93% of the market is greenfield. That sounds good until you factor in what it actually means: longer sales cycles, heavier education requirements, and significant ROI friction.
Where Adoption Actually Sits
AI investment in Australia concentrates among large tech firms and telecommunications: Amazon, Optus, Telstra, Splunk. Enterprise deals are happening, but SMB adoption lags badly.
Worth noting: 97% of Australian businesses are small businesses. Enormous addressable market volume, lower deal values, longer ramps. If your patch includes SMB, you are selling into a segment that does not yet understand the use cases.
What This Means for Pipeline
Leigh frames AI adoption as an economic competitiveness issue, suggesting potential government incentives or support programmes may emerge. That could shift purchasing behaviour or create policy-driven demand cycles.

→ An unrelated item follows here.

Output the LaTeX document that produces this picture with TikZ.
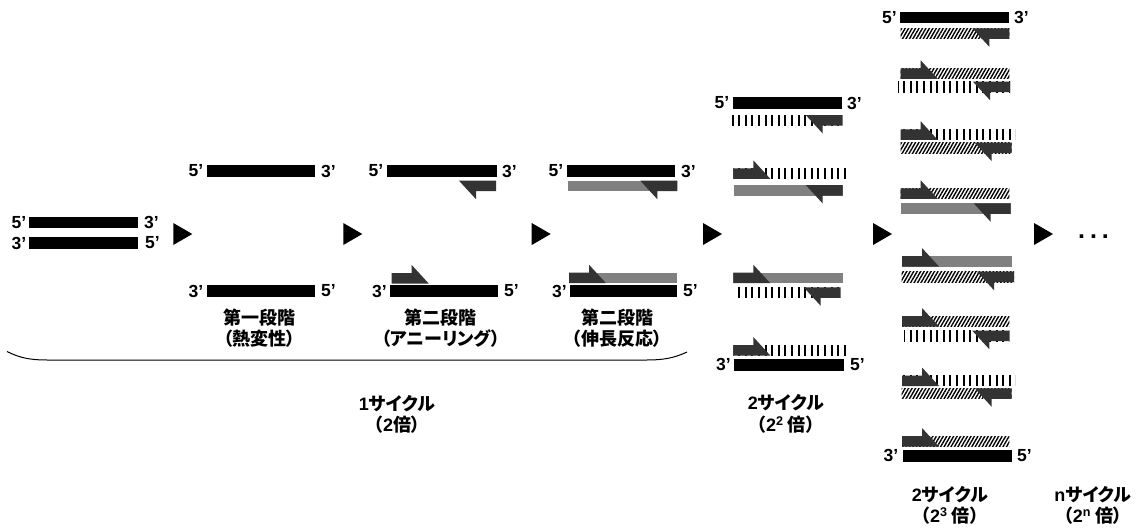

For sales teams: if your product touches AI, automation, or data intelligence, you are selling into a market that is 93% unconverted. That is opportunity, but it is also friction. Your pitch cannot assume technical literacy. Your demo needs to show ROI, not features. Your sales cycle needs to account for internal education, not just procurement.
The Agriculture Parallel
Leigh uses zero-till farming as an example: a 40-year overnight success that reached 80-90% adoption in Australian winter cereal regions. The lesson: diffusion takes time, requires local knowledge sharing, and benefits from farmer-to-farmer validation.

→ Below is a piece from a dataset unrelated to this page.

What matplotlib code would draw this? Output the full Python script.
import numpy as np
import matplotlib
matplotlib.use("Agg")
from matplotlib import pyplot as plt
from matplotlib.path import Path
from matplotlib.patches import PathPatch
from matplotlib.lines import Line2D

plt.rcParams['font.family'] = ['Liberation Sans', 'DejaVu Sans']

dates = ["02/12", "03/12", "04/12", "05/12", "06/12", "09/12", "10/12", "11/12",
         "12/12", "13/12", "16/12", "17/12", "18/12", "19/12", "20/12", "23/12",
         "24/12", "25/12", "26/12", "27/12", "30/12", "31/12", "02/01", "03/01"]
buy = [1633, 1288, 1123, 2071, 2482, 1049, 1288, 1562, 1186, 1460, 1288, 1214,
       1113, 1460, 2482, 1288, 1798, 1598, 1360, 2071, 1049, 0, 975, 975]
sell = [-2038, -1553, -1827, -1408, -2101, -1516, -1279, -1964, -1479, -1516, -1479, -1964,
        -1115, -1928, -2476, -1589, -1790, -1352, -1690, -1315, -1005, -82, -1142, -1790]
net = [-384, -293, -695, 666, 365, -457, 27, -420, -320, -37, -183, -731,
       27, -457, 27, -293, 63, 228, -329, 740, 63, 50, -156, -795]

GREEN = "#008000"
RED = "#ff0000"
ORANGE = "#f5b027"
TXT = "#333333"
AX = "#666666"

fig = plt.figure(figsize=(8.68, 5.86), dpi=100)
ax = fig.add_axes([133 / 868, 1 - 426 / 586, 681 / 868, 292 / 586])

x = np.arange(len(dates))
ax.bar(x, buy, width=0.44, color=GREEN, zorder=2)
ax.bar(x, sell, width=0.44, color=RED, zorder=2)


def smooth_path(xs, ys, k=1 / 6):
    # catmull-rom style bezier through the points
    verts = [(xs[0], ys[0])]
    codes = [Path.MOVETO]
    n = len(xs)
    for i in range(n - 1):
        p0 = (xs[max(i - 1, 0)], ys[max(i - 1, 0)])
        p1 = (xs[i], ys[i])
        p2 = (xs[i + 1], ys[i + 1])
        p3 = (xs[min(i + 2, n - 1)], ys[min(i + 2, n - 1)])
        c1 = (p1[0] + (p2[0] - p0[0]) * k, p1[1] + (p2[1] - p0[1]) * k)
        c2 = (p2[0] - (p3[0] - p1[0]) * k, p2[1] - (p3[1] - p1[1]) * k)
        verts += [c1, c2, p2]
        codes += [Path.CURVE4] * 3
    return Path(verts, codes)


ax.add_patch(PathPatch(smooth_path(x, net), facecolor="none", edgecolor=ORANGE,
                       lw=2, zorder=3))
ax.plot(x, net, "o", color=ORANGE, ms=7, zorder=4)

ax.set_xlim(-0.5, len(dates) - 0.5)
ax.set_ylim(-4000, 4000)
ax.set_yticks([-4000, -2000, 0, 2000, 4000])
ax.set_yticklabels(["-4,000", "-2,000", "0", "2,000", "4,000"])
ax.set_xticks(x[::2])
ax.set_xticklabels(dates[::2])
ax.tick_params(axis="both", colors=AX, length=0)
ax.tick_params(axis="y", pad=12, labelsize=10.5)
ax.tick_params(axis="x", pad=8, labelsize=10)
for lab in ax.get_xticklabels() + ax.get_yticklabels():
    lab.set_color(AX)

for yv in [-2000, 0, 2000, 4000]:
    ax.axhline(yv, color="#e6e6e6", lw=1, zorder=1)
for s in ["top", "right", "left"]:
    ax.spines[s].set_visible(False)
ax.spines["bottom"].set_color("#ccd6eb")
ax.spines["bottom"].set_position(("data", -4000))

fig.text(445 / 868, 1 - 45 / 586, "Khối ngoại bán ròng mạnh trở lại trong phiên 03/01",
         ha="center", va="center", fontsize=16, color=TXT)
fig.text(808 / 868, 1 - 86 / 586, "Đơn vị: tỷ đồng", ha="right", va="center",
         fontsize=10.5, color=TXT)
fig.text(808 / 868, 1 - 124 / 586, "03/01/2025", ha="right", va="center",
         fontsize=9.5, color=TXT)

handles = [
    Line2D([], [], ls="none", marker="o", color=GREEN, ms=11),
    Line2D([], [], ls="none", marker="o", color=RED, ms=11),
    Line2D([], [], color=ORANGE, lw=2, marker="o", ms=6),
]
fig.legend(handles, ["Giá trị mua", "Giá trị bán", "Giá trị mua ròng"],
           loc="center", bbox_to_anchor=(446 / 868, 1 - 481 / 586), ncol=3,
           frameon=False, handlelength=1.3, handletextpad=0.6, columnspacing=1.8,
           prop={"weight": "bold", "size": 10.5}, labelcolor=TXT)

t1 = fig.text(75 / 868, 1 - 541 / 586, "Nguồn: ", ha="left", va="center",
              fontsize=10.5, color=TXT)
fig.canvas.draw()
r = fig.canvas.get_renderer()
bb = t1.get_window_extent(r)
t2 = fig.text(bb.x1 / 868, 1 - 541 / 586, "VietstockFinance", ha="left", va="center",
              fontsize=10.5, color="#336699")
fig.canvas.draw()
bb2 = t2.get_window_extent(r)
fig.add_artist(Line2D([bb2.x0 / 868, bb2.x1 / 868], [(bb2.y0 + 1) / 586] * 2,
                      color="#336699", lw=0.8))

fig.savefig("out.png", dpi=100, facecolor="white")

Replace "farmer" with "sales leader" or "CRO" and the model holds. AI adoption in sales teams will spread through peer validation, not vendor pitches. If you are selling AI tools for prospecting, lead generation, or pipeline management, your best case study is not a global tech company. It is the Melbourne AE who hit 120% attainment using your product.
What to Watch
Government policy shifts around AI incentives. Enterprise adoption rates among ANZ tech firms. SMB education initiatives. And whether your competitors are building for the 7% or the 93%.
The market is there. The question is how long your sales cycle can afford to wait for it.